**Work instructions:** Extract word for word the lines of the listing from its start to the line holding "ax = fig.add_axes([135", both ends kept; pictures are not part of the copy.

<<<<

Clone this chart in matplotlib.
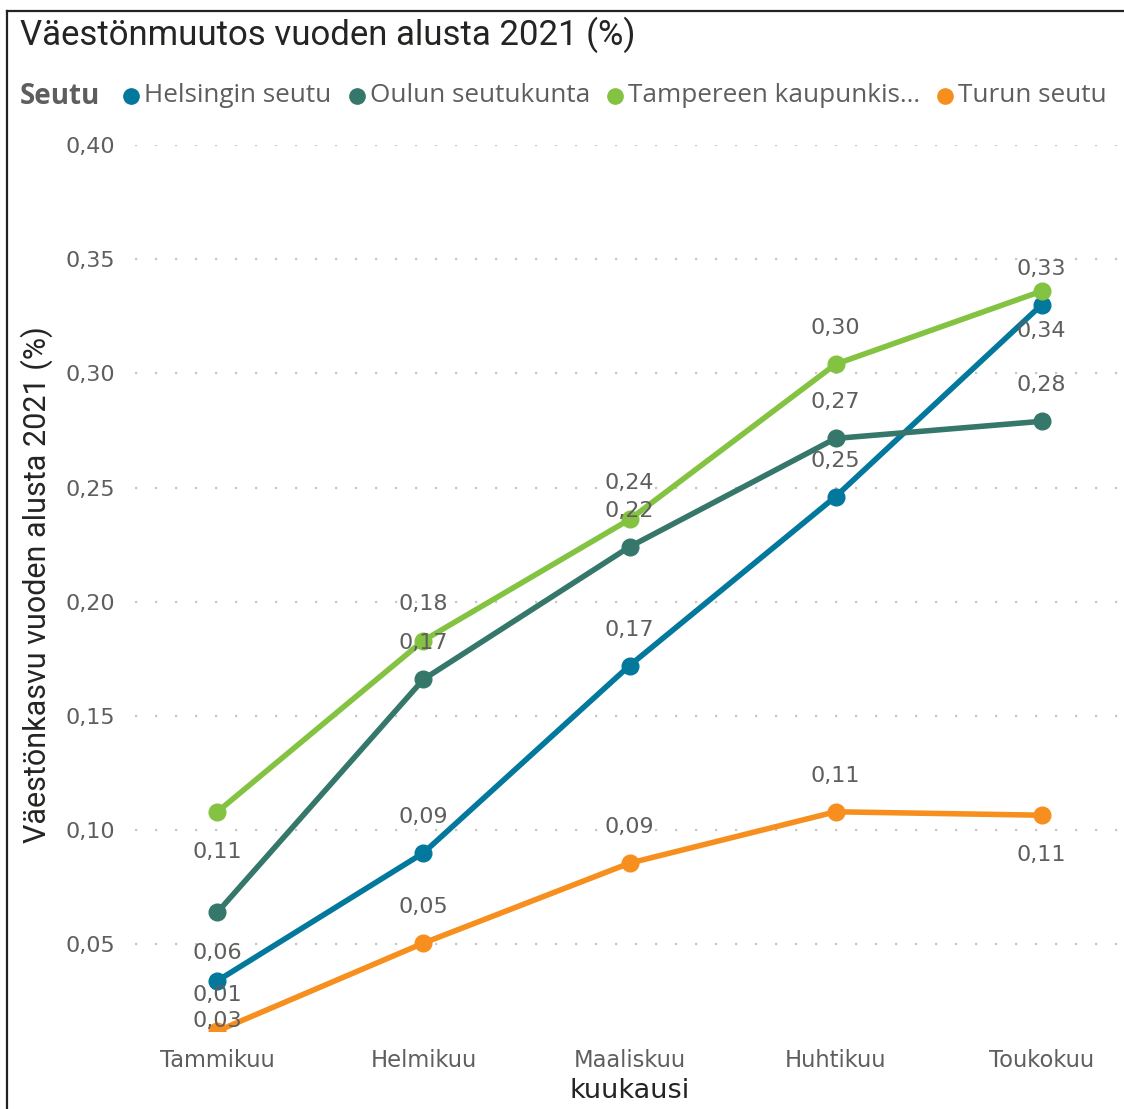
# Väestönmuutos vuoden alusta 2021 (%) - Power BI tyylinen viivakaavio
import matplotlib.pyplot as plt
from matplotlib.lines import Line2D

kuukaudet = ["Tammikuu", "Helmikuu", "Maaliskuu", "Huhtikuu", "Toukokuu"]
seudut = ["Helsingin seutu", "Oulun seutukunta", "Tampereen kaupunkis…", "Turun seutu"]

helsinki = [0.034, 0.090, 0.172, 0.246, 0.330]
oulu = [0.064, 0.166, 0.224, 0.2715, 0.279]
tampere = [0.108, 0.183, 0.236, 0.304, 0.336]
turku = [0.012, 0.0505, 0.0855, 0.108, 0.1065]

# data labelin paikka: 1 = pisteen ylapuolella, -1 = alapuolella
helsinki_lbl = [-1, 1, 1, 1, 1]
oulu_lbl = [-1, 1, 1, 1, 1]
tampere_lbl = [-1, 1, 1, 1, -1]
turku_lbl = [1, 1, 1, 1, -1]

arvot = [helsinki, oulu, tampere, turku]
paikat = [helsinki_lbl, oulu_lbl, tampere_lbl, turku_lbl]
renkler = ["#02789C", "#35776A", "#83C341", "#F78F1F"]

y_ticks = [0.05, 0.10, 0.15, 0.20, 0.25, 0.30, 0.35, 0.40]

W, H = 1124, 1109
harmaa = "#605E5C"

fig = plt.figure(figsize=(W / 100, H / 100), dpi=100)
ax = fig.add_axes([135 / W, 1 - 1031 / H, (W - 135) / W, (1031 - 145) / H])

x = list(range(len(kuukaudet)))
for vals, lbl, renk in zip(arvot, paikat, renkler):
    ax.plot(x, vals, "-o", color=renk, lw=4, ms=12, zorder=3, clip_on=True)
    for xi, v, p in zip(x, vals, lbl):
        ax.annotate(f"{v:.2f}".replace(".", ","), (xi, v),
                    xytext=(0, 26 if p > 0 else -29), textcoords="offset points",
                    ha="center", va="center", fontsize=16, color=harmaa,
                    family="DejaVu Sans", zorder=4, annotation_clip=False)

ax.set_xlim(-0.4, 4.4)
ax.set_ylim(min(min(v) for v in arvot), 0.40)
ax.set_xticks(x)
ax.set_xticklabels(kuukaudet, fontsize=16.3, color=harmaa)
ax.set_yticks(y_ticks)
ax.set_yticklabels([f"{t:.2f}".replace(".", ",") for t in y_ticks], fontsize=16, color=harmaa)
ax.tick_params(length=0, pad=14)
ax.tick_params(axis="x", pad=13)
ax.grid(axis="y", color="#C8C6C4", linestyle=(0, (1, 8)), lw=1.6)
ax.set_axisbelow(True)
for s in ax.spines.values():
    s.set_visible(False)

ax.set_xlabel("kuukausi", fontsize=19.5, color="#252423", labelpad=4)
fig.text(37 / W, 1 - 585 / H, "Väestönkasvu vuoden alusta 2021 (%)", rotation=90,
         ha="center", va="center", fontsize=22, color="#252423", family="Roboto")

fig.text(20 / W, 1 - 35 / H, "Väestönmuutos vuoden alusta 2021 (%)",
         ha="left", va="center", fontsize=25, color="#252423", family="Roboto")

# legenda kasin, pala palalta
fig.canvas.draw()
r = fig.canvas.get_renderer()
t = fig.text(20 / W, 1 - 96 / H, "Seutu", ha="left", va="center", fontsize=20,
             fontweight="bold", color=harmaa, family="Open Sans")
xp = t.get_window_extent(r).x1 + 31
for ad, renk in zip(seudut, renkler):
    fig.add_artist(Line2D([xp / W], [1 - 96 / H], marker="o", ms=11, color=renk,
                          transform=fig.transFigure))
    t = fig.text((xp + 13) / W, 1 - 96 / H, ad, ha="left", va="center", fontsize=18.8,
                 color=harmaa, family="Open Sans")
    xp = t.get_window_extent(r).x1 + 25

# kehys
fig.add_artist(Line2D([7 / W, 7 / W], [0, 1 - 11 / H], color="#222222", lw=1.6))
fig.add_artist(Line2D([7 / W, 1], [1 - 11 / H, 1 - 11 / H], color="#222222", lw=1.6))

fig.savefig("out.png", dpi=100)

>>>>

**Written answer:**
Clone this chart in matplotlib.
# Väestönmuutos vuoden alusta 2021 (%) - Power BI tyylinen viivakaavio
import matplotlib.pyplot as plt
from matplotlib.lines import Line2D

kuukaudet = ["Tammikuu", "Helmikuu", "Maaliskuu", "Huhtikuu", "Toukokuu"]
seudut = ["Helsingin seutu", "Oulun seutukunta", "Tampereen kaupunkis…", "Turun seutu"]

helsinki = [0.034, 0.090, 0.172, 0.246, 0.330]
oulu = [0.064, 0.166, 0.224, 0.2715, 0.279]
tampere = [0.108, 0.183, 0.236, 0.304, 0.336]
turku = [0.012, 0.0505, 0.0855, 0.108, 0.1065]

# data labelin paikka: 1 = pisteen ylapuolella, -1 = alapuolella
helsinki_lbl = [-1, 1, 1, 1, 1]
oulu_lbl = [-1, 1, 1, 1, 1]
tampere_lbl = [-1, 1, 1, 1, -1]
turku_lbl = [1, 1, 1, 1, -1]

arvot = [helsinki, oulu, tampere, turku]
paikat = [helsinki_lbl, oulu_lbl, tampere_lbl, turku_lbl]
renkler = ["#02789C", "#35776A", "#83C341", "#F78F1F"]

y_ticks = [0.05, 0.10, 0.15, 0.20, 0.25, 0.30, 0.35, 0.40]

W, H = 1124, 1109
harmaa = "#605E5C"

fig = plt.figure(figsize=(W / 100, H / 100), dpi=100)
ax = fig.add_axes([135 / W, 1 - 1031 / H, (W - 135) / W, (1031 - 145) / H])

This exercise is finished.